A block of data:

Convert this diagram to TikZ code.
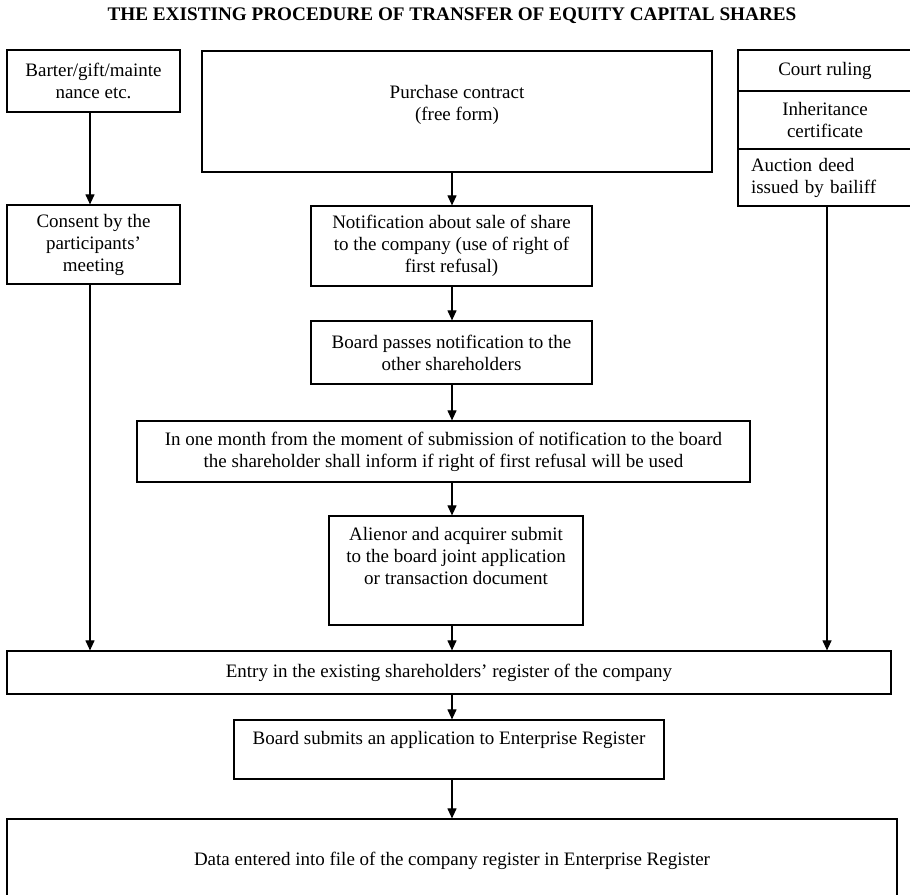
\documentclass[tikz,border=0pt]{standalone}
\usepackage{fontspec}
\setmainfont{Liberation Serif}
\usetikzlibrary{arrows.meta,positioning}

\newcommand{\boxfont}{\fontsize{19pt}{22pt}\selectfont}

\tikzset{
	box/.style={draw, line width=1.2pt, inner sep=0pt, align=center, font=\boxfont},
	txt/.style={inner sep=0pt, align=center, font=\boxfont},
	arr/.style={line width=1.1pt, -{Triangle[length=10pt,width=9pt]}}
}

\begin{document}
\begin{tikzpicture}[x=1pt,y=-1pt]
	\useasboundingbox (0,0) rectangle (910,894);
	\clip (0,0) rectangle (910,894);
	\node[font=\fontsize{19.2pt}{22pt}\selectfont\bfseries] (title) at (452,16) {THE EXISTING PROCEDURE OF TRANSFER OF EQUITY CAPITAL SHARES};
	% left column
	\node[box,minimum width=173pt,minimum height=62pt] (barter) at (93.5,81) {Barter/gift/mainte\\nance etc.};
	\node[box,minimum width=173pt,minimum height=79pt] (consent) at (93.5,244.5) {Consent by the\\participants'\\meeting};
	% right column
	\node[box,minimum width=174pt,minimum height=41pt] (court) at (825,70.5) {Court ruling};
	\node[box,minimum width=174pt,minimum height=58pt] (inherit) at (825,120) {Inheritance\\certificate};
	\node[box,minimum width=174pt,minimum height=57pt,align=left,text width=148pt] (auction) at (825,177.5) {Auction deed\\issued by bailiff};
	% middle column
	\node[box,minimum width=510pt,minimum height=121pt] (buy) at (457,111.5) {};
	\node[txt,below=35pt of buy.north] (buytxt) {Purchase contract\\(free form)};
	\node[box,minimum width=281pt,minimum height=80pt] (notice) at (451.5,246) {Notification about sale of share\\to the company (use of right of\\first refusal)};
	\node[box,minimum width=281pt,minimum height=63pt] (pass) at (451.5,352.5) {Board passes notification to the\\other shareholders};
	\node[box,minimum width=613pt,minimum height=61pt] (month) at (443.5,451.5) {In one month from the moment of submission of notification to the board\\the shareholder shall inform if right of first refusal will be used};
	\node[box,minimum width=254pt,minimum height=109pt] (alien) at (456,570.5) {};
	\node[txt,below=12pt of alien.north] (alientxt) {Alienor and acquirer submit\\to the board joint application\\or transaction document};
	% bottom rows
	\node[box,minimum width=884pt,minimum height=43pt] (entry) at (449,672.5) {Entry in the existing shareholders' register of the company};
	\node[box,minimum width=430pt,minimum height=59pt] (submit) at (449,749.5) {};
	\node[txt,below=12pt of submit.north] (submittxt) {Board submits an application to Enterprise Register};
	\node[box,minimum width=890pt,minimum height=84pt] (data) at (452,861) {Data entered into file of the company register in Enterprise Register};
	% arrows
	\coordinate (lft) at (90,0);
	\coordinate (mid) at (452,0);
	\coordinate (rgt) at (827,0);
	\path[arr] (barter.south -| lft) edge (consent.north -| lft)
		(consent.south -| lft) edge (entry.north -| lft)
		(auction.south -| rgt) edge (entry.north -| rgt)
		(buy.south -| mid) edge (notice.north -| mid)
		(notice.south -| mid) edge (pass.north -| mid)
		(pass.south -| mid) edge (month.north -| mid)
		(month.south -| mid) edge (alien.north -| mid)
		(alien.south -| mid) edge (entry.north -| mid)
		(entry.south -| mid) edge (submit.north -| mid)
		(submit.south -| mid) edge (data.north -| mid);
\end{tikzpicture}
\end{document}
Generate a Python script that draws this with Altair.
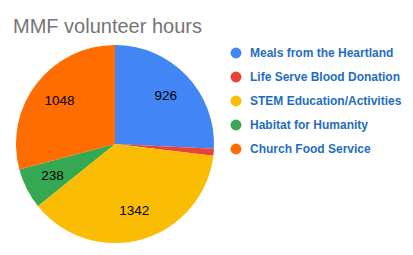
import altair as alt
import pandas as pd

categories = ["Meals from the Heartland", "Life Serve Blood Donation",
              "STEM Education/Activities", "Habitat for Humanity",
              "Church Food Service"]
hours = [926, 40, 1342, 238, 1048]
labels = ["926", "", "1342", "238", "1048"]
colors = ["#4285f4", "#ea4335", "#fbbc04", "#34a853", "#ff6d01"]

df = pd.DataFrame({
    "category": categories,
    "hours": hours,
    "label": labels,
    "idx": list(range(len(categories))),
})

CX, CY = 115, 104  # pie centre within plot area
R = 99
FONT = "Liberation Sans"

base = alt.Chart(df).encode(
    theta=alt.Theta("hours:Q", stack=True),
    order=alt.Order("idx:Q"),
)

pie = base.mark_arc(outerRadius=R).encode(
    x=alt.value(CX),
    y=alt.value(CY),
    color=alt.Color(
        "category:N",
        scale=alt.Scale(domain=categories, range=colors),
        sort=categories,
        legend=alt.Legend(
            title=None,
            orient="none",
            legendX=230,
            legendY=7,
            symbolType="circle",
            symbolSize=120,
            symbolStrokeWidth=0,
            labelFont=FONT,
            labelFontSize=12,
            labelFontWeight="bold",
            labelColor="#1f6dc2",
            labelOffset=8,
            rowPadding=12,
            labelLimit=300,
        ),
    ),
)

text = base.mark_text(radius=70, font=FONT, fontSize=13.5, color="#000000").encode(
    x=alt.value(CX),
    y=alt.value(CY),
    text="label:N",
)

chart = alt.layer(pie, text).properties(
    width=413,
    height=215,
    padding={"left": 0, "top": 40, "right": 0, "bottom": 0},
    autosize=alt.AutoSizeParams(type="none"),
    title=alt.Title(
        "MMF volunteer hours",
        anchor="start",
        dx=13,
        font=FONT,
        fontSize=20,
        fontWeight="normal",
        color="#757575",
        offset=3,
    ),
).configure_view(stroke=None)

chart.save("out.html", embed_options={"renderer": "svg", "actions": False})
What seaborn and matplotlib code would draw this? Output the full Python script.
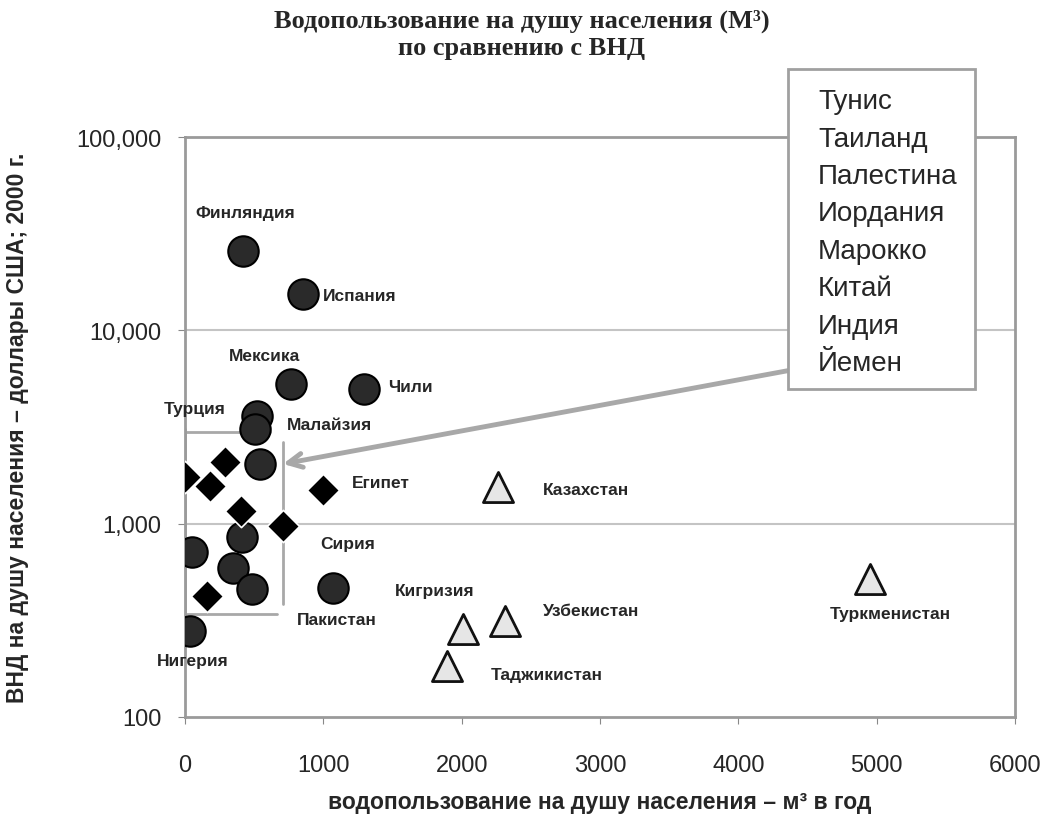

## Instructions for the task
Your answer should be one number: how many lines in the material above contain the string "script".

## Result for this task
2